Her eyes widen slightly. "I had no idea."

"Five brothers, all adopted, all inexplicably tall," Jack adds, shifting the bag to his other shoulder as we weave through the crowd of people waiting for pickups. "It's like they were building a basketball team."

"Well, you'll have to give me all the dirt on Alex," Isabelle says to Jack, and I immediately regret every decision that led to this moment. "I feel like there's a lot I don't know."

Jack's grin goes absolutely feral. "Oh, I can give you dirt. Though unfortunately most of Alex's dirt is also incriminating to me, so it's a delicate situation. A lot of mutually assured destruction."

"Jack and I used to get into a little bit of trouble," I say quickly, hoping to control the narrative before Jack gets to the really good stuff. The stuff that makes me look like an idiot.

Lark snorts. "A little bit? You two are the reason Dark River's sheriff knows the Midnight family by first name."

"Are we talking skipping class kind of trouble?" Isabelle asks, looking between the three of us with growing interest. "Or something more creative?"

Jack tilts his hand back and forth in a so-so gesture. "Middle ground. A few fights, some light trespassing, one memorable incident involving the town's water tower and spray paint. Then of course there was the car incident."

"That was all you," I say.

"It was a collaborative effort and you know it." Jack turns to Isabelle with an earnest expression. "We stole this car."

"Jack, you—"

"Okay, fine, I stole a car," he says, cutting me off without missing a beat.

"It was actually the second car I stole, which sounds worse than it is.

But this one belonged to a bully at our school, so we were really more like vigilantes than criminals.

Robin Hood but with grand theft auto. No harm to any innocent citizens, though plenty to ourselves. "

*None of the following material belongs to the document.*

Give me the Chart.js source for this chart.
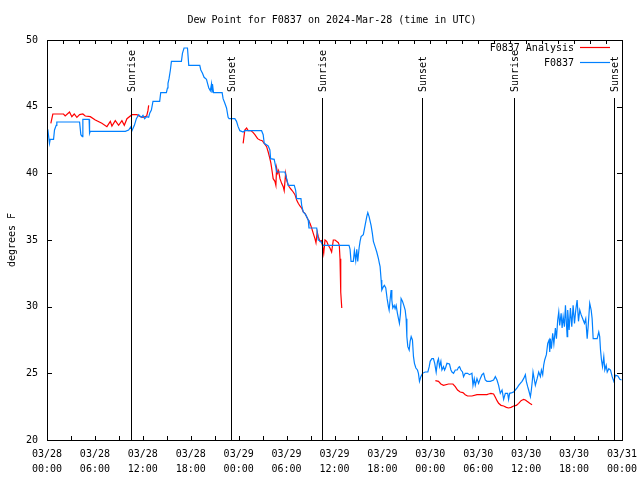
<!DOCTYPE html>
<html>
<head>
<meta charset="utf-8">
<script src="https://cdn.jsdelivr.net/npm/chart.js@4.4.0/dist/chart.umd.min.js"></script>
<style>
  html, body { margin: 0; padding: 0; background: #fff; }
</style>
</head>
<body>
<canvas id="dew" width="640" height="480"></canvas>
<script>
// Dew point, F0837, 2024-03-28 .. 03-31 (x = hours since 03/28 00:00 UTC)
const FONT = "'DejaVu Sans Mono', monospace";
const TITLE = 'Dew Point for F0837 on 2024-Mar-28 (time in UTC)';

const xTickLabels = [
  ["03/28","00:00"],["03/28","06:00"],["03/28","12:00"],["03/28","18:00"],
  ["03/29","00:00"],["03/29","06:00"],["03/29","12:00"],["03/29","18:00"],
  ["03/30","00:00"],["03/30","06:00"],["03/30","12:00"],["03/30","18:00"],
  ["03/31","00:00"]
];

const sunHours  = [10.47, 23.02, 34.43, 46.98, 58.52, 71.06];
const sunLabels = ["Sunrise","Sunset","Sunrise","Sunset","Sunrise","Sunset"];

const seriesNames  = ['F0837 Analysis', 'F0837'];
const seriesColors = ['#ff0000', '#0080ff'];

// F0837 Analysis (null = break in the line)
const analysisHours = [
  0.48,0.73,2.07,2.28,2.82,3.11,3.41,3.74,4.08,4.49,
  4.79,5.42,6.05,6.87,7.50,7.93,8.13,8.55,8.97,9.38,
  9.68,10.01,10.64,11.26,11.69,12.02,12.48,12.64,12.73,
  18,
  24.56,24.77,24.99,25.19,25.53,25.82,26.03,26.37,26.66,26.95,
  27.20,27.50,27.70,27.91,28.04,28.20,28.32,28.54,28.66,28.75,
  28.88,29.00,29.17,29.38,29.58,29.70,29.88,30.01,30.21,30.42,
  30.63,30.83,31.05,31.26,31.46,31.67,31.89,32.09,32.30,32.51,
  32.71,32.93,33.14,33.34,33.55,33.68,33.84,33.97,34.18,34.37,
  34.52,34.65,34.81,35.02,35.22,35.43,35.64,35.85,36.07,36.48,
  36.60,36.69,36.78,36.91,
  42,
  48.63,49.02,49.32,49.65,50.28,50.83,51.12,51.41,51.74,52.08,
  52.37,52.66,53.21,53.84,55.09,55.29,55.59,55.92,56.14,56.35,
  56.55,56.85,57.18,57.52,57.80,58.10,58.43,58.77,59.06,59.36,
  59.68,59.90,60.11,60.44,60.74
];
const analysisTemps = [
  43.75,44.45,44.45,44.3,44.6,44.25,44.45,44.2,44.4,44.45,
  44.3,44.25,44.0,43.75,43.5,43.9,43.55,43.95,43.6,43.95,
  43.6,44.1,44.4,44.4,44.25,44.2,44.3,44.7,45.1,
  null,
  42.25,43.25,43.4,43.2,43.2,43.05,42.9,42.6,42.5,42.45,
  42.25,42.0,41.6,41.1,40.75,40.1,39.6,39.4,39.1,40.4,
  40.0,40.2,39.6,39.25,39.0,38.7,40.0,39.5,39.1,38.9,
  38.75,38.6,38.4,38.0,37.75,37.55,37.4,37.1,37.0,36.75,
  36.5,36.25,35.9,35.5,35.1,34.8,35.6,35.25,34.9,34.95,
  34.5,34.0,35.0,34.9,34.6,34.4,34.1,35.0,35.0,34.8,
  34.6,33.6,31.1,29.9,
  null,
  24.45,24.4,24.2,24.1,24.2,24.2,24.0,23.75,23.6,23.55,
  23.4,23.3,23.3,23.4,23.4,23.45,23.5,23.45,23.2,22.95,
  22.75,22.6,22.55,22.45,22.4,22.45,22.55,22.6,22.75,22.95,
  23.05,23.0,22.9,22.75,22.65
];

// F0837 observations
const obsHours = [
  0.10,0.31,0.40,0.82,0.94,1.15,1.23,4.08,4.24,4.42,
  4.49,5.27,5.33,5.42,9.81,10.22,10.51,10.64,10.94,11.19,
  11.48,11.82,12.02,12.23,12.48,12.73,12.86,13.07,13.27,14.11,
  14.24,14.95,15.08,15.15,15.28,15.45,15.58,16.83,16.96,17.16,
  17.59,17.75,19.13,19.26,19.47,19.67,19.97,20.10,20.26,20.45,
  20.60,20.66,20.72,20.85,21.93,22.05,22.27,22.48,22.68,22.80,
  23.52,23.73,23.93,24.15,24.56,24.77,26.87,27.07,27.20,27.70,
  27.91,28.00,28.45,28.63,28.75,29.79,30.01,30.21,30.96,31.13,
  31.26,31.80,31.89,32.09,32.39,32.71,32.80,33.77,33.84,33.97,
  34.18,34.60,37.82,37.95,38.07,38.36,38.49,38.66,38.79,38.91,
  39.08,39.20,39.33,39.61,39.83,40.04,40.17,40.33,40.58,40.74,
  40.87,41.08,41.29,41.50,41.62,41.71,41.84,41.92,42.12,42.25,
  42.42,42.59,42.75,42.84,42.96,43.09,43.18,43.30,43.47,43.59,
  43.72,43.88,44.01,44.13,44.26,44.34,44.51,44.68,44.85,44.97,
  45.06,45.18,45.35,45.47,45.60,45.76,45.89,46.01,46.19,46.39,
  46.51,46.64,46.81,47.02,47.35,47.69,47.86,47.98,48.19,48.39,
  48.55,48.73,48.90,49.02,49.15,49.32,49.45,49.65,49.78,49.90,
  50.08,50.40,50.58,50.71,50.91,51.12,51.37,51.53,51.66,51.83,
  52.03,52.16,52.37,52.66,52.91,53.21,53.34,53.50,53.63,53.84,
  54.04,54.25,54.47,54.67,54.88,55.09,55.51,55.92,56.14,56.35,
  56.55,56.76,56.98,57.18,57.39,57.68,57.80,57.93,58.23,58.43,
  58.64,58.86,59.06,59.27,59.48,59.68,59.90,60.02,60.19,60.31,
  60.53,60.65,60.78,60.86,61.03,61.15,61.37,61.57,61.78,61.91,
  62.07,62.19,62.32,62.53,62.70,62.87,62.95,63.03,63.16,63.32,
  63.47,63.66,63.79,63.95,64.08,64.20,64.38,64.50,64.63,64.79,
  64.92,65.13,65.20,65.38,65.54,65.71,65.88,66.05,66.21,66.38,
  66.55,66.71,66.88,67.08,67.30,67.46,67.64,67.76,67.96,68.14,
  68.26,68.39,68.89,69.09,69.21,69.31,69.43,69.56,69.72,69.85,
  70.02,70.15,70.35,70.56,70.77,70.97,71.18,71.48,71.73,71.94
];
const obsTemps = [
  43.3,42.25,42.55,42.55,43.25,43.6,43.85,43.85,42.9,42.75,
  44.05,44.05,43.0,43.15,43.15,43.25,43.5,43.2,43.6,44.1,
  44.4,44.2,44.35,44.1,44.25,44.2,44.5,44.75,45.4,45.4,
  46.05,46.05,46.4,46.75,47.1,47.75,48.4,48.4,49.0,49.4,
  49.4,48.1,48.1,47.75,47.5,47.2,47.05,46.75,46.4,46.2,
  46.7,46.05,46.7,46.05,46.05,45.6,45.25,44.9,44.2,44.1,
  44.1,43.9,43.5,43.2,43.1,43.2,43.2,42.9,42.25,42.05,
  41.75,41.1,41.05,40.5,40.1,40.1,39.6,39.1,39.1,38.75,
  38.1,38.1,37.6,37.1,36.9,36.5,35.9,35.9,35.5,35.0,
  34.95,34.6,34.6,34.3,33.4,33.4,34.2,33.45,34.3,33.4,
  34.4,34.9,35.25,35.4,36.1,36.75,37.05,36.75,36.1,35.5,
  34.9,34.5,34.1,33.6,33.25,33.0,32.0,31.25,31.5,31.6,
  31.4,30.6,30.0,29.75,30.5,31.25,30.5,29.9,30.1,29.85,
  30.1,29.5,29.1,28.75,29.5,30.6,30.4,30.1,29.75,29.1,
  27.75,27.0,26.75,27.4,27.75,27.5,26.25,25.75,25.4,25.25,
  25.0,24.4,24.75,25.0,25.1,25.1,25.5,25.9,26.1,26.1,
  25.75,25.1,25.9,26.1,25.5,25.9,25.25,25.5,25.25,25.4,
  25.75,25.7,25.25,25.1,25.0,25.25,25.25,25.45,25.5,25.25,
  25.1,24.75,25.0,25.0,24.9,25.0,24.1,24.6,24.1,24.6,
  24.25,24.6,24.9,25.0,24.5,24.4,24.4,24.5,24.75,24.5,
  24.1,23.5,23.75,23.05,23.5,23.5,23.05,23.5,23.55,23.6,
  23.75,23.9,24.1,24.25,24.4,24.6,24.9,24.4,24.0,23.75,
  23.25,23.75,24.5,25.1,24.5,24.1,24.6,25.1,24.75,25.25,
  24.9,25.6,26.0,26.4,27.25,27.5,26.6,27.6,26.85,28.0,
  27.2,28.4,27.6,29.0,29.6,28.6,29.5,28.4,29.25,28.5,
  30.1,27.75,29.75,28.25,29.9,28.5,30.1,28.75,29.75,30.5,
  28.9,29.75,29.4,29.1,28.75,29.1,27.6,28.5,30.25,29.75,
  29.1,27.6,27.6,28.1,27.75,26.75,26.0,25.5,26.25,25.25,
  25.6,25.1,25.35,25.25,24.75,24.4,24.85,24.8,24.55,24.5
];

const toPoints = (xs, ys) => xs.map((x, i) => ({x, y: ys[i]}));

// box, inward tick marks (gnuplot style), title
const framePlugin = {
  id: 'frame',
  afterDraw(chart) {
    const {ctx, chartArea: a, scales} = chart;
    ctx.save();
    ctx.strokeStyle = '#000';
    ctx.lineWidth = 1;
    ctx.beginPath();
    scales.y.ticks.forEach(t => {
      const py = Math.round(scales.y.getPixelForValue(t.value)) + 0.5;
      ctx.moveTo(a.left, py); ctx.lineTo(a.left + 5, py);
      ctx.moveTo(a.right, py); ctx.lineTo(a.right - 5, py);
    });
    scales.x.ticks.forEach(t => {
      const px = Math.round(scales.x.getPixelForValue(t.value)) + 0.5;
      ctx.moveTo(px, a.bottom); ctx.lineTo(px, a.bottom - 4);
    });
    scales.x2.ticks.forEach(t => {
      const px = Math.round(scales.x2.getPixelForValue(t.value)) + 0.5;
      ctx.moveTo(px, a.top); ctx.lineTo(px, a.top + 4);
    });
    ctx.stroke();
    ctx.strokeRect(Math.round(a.left) + 0.5, Math.round(a.top) + 0.5,
                   Math.round(a.right - a.left), Math.round(a.bottom - a.top));
    ctx.fillStyle = '#000';
    ctx.font = '10px ' + FONT;
    ctx.textAlign = 'center';
    ctx.textBaseline = 'middle';
    ctx.fillText(TITLE, 332, 20);
    ctx.restore();
  }
};

// sunrise / sunset markers
const sunPlugin = {
  id: 'sun',
  afterDatasetsDraw(chart) {
    const {ctx, chartArea: a, scales} = chart;
    ctx.save();
    ctx.strokeStyle = '#000';
    ctx.fillStyle = '#000';
    ctx.lineWidth = 1;
    ctx.font = '10px ' + FONT;
    sunHours.forEach((h, i) => {
      const px = Math.round(scales.x.getPixelForValue(h)) + 0.5;
      ctx.beginPath();
      ctx.moveTo(px, 98); ctx.lineTo(px, a.bottom);
      ctx.stroke();
      ctx.save();
      ctx.translate(px + 1, 92);
      ctx.rotate(-Math.PI / 2);
      ctx.textAlign = 'left';
      ctx.textBaseline = 'middle';
      ctx.fillText(sunLabels[i], 0, 0);
      ctx.restore();
    });
    ctx.restore();
  }
};

// key in the top right corner
const keyPlugin = {
  id: 'key',
  afterDraw(chart) {
    const {ctx} = chart;
    ctx.save();
    ctx.font = '10px ' + FONT;
    ctx.textAlign = 'right';
    ctx.textBaseline = 'middle';
    seriesNames.forEach((name, i) => {
      const y = 48 + i * 15;
      ctx.fillStyle = '#000';
      ctx.fillText(name, 574, y);
      ctx.strokeStyle = seriesColors[i];
      ctx.lineWidth = 1.2;
      ctx.beginPath();
      ctx.moveTo(580, y - 0.5);
      ctx.lineTo(610, y - 0.5);
      ctx.stroke();
    });
    ctx.restore();
  }
};

Chart.defaults.font.family = FONT;
Chart.defaults.color = '#000';

new Chart(document.getElementById('dew'), {
  type: 'line',
  data: {
    datasets: [
      {
        label: seriesNames[0],
        data: toPoints(analysisHours, analysisTemps),
        borderColor: seriesColors[0],
        borderWidth: 1.2,
        pointRadius: 0,
        tension: 0,
        spanGaps: false,
        order: 2
      },
      {
        label: seriesNames[1],
        data: toPoints(obsHours, obsTemps),
        borderColor: seriesColors[1],
        borderWidth: 1.2,
        pointRadius: 0,
        tension: 0,
        order: 1
      }
    ]
  },
  options: {
    responsive: false,
    animation: false,
    devicePixelRatio: 1,
    layout: { padding: { left: 0, right: 18, top: 40, bottom: 0 } },
    scales: {
      x: {
        type: 'linear',
        position: 'bottom',
        min: 0, max: 72,
        grid: { display: false, drawTicks: false },
        border: { display: false },
        afterFit: s => { s.height = 40; s.paddingLeft = 0; s.paddingRight = 0; },
        ticks: {
          stepSize: 3,
          autoSkip: false,
          maxRotation: 0,
          padding: 7,
          font: { size: 10, lineHeight: 1.5 },
          callback: v => (v % 6 === 0 ? xTickLabels[v / 6] : '')
        }
      },
      x2: {
        type: 'linear',
        position: 'top',
        min: 0, max: 72,
        grid: { display: false, drawTicks: false },
        border: { display: false },
        afterFit: s => { s.height = 0; s.paddingLeft = 0; s.paddingRight = 0; },
        ticks: { stepSize: 2, display: false }
      },
      y: {
        min: 20, max: 50,
        grid: { display: false, drawTicks: false },
        border: { display: false },
        afterFit: s => { s.width = 47; s.paddingTop = 0; s.paddingBottom = 0; },
        ticks: { stepSize: 5, padding: 9, font: { size: 10 } },
        title: {
          display: true,
          text: 'degrees F',
          font: { size: 10 },
          padding: { top: 6, bottom: 0 }
        }
      }
    },
    plugins: {
      legend: { display: false },
      tooltip: { enabled: false },
      title: { display: false }
    }
  },
  plugins: [sunPlugin, framePlugin, keyPlugin]
});
</script>
</body>
</html>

"He's now referring to the time he broke my collarbone in a dirt bike incident," I say.

Jack waves a hand dismissively. "That was an accident. I just wanted to see how fast we could go down Spruce's hill. How was I supposed to know there'd be a fence at the bottom?"

Isabelle is laughing now, her whole face lighting up. "Wow. Alex has been holding out on me. This whole time I thought he was mildly insane but fundamentally responsible."

"The responsible one is Theo," Jack and I say at exactly the same time, which makes Lark shake her head and Isabelle laugh harder.

"Dominic is a close second," I add, popping the trunk of the SUV. "Calvin third. And then waaaay down at the bottom is Jack and me. But I'm slightly above Jack on the responsibility scale."

"Debatable," Jack says.

"Not debatable at all," I say, and wink at Isabelle.

I notice a woman about Isabelle's age walking toward us, beaming, with a sticker-covered duffel bag over one shoulder and the kind of outfit that looks like she raided a vintage shop.

She's wearing bright yellow pants, a cropped band t-shirt, and at least seven necklaces layered at different lengths.

Lark catches my gaze and turns to wave her over.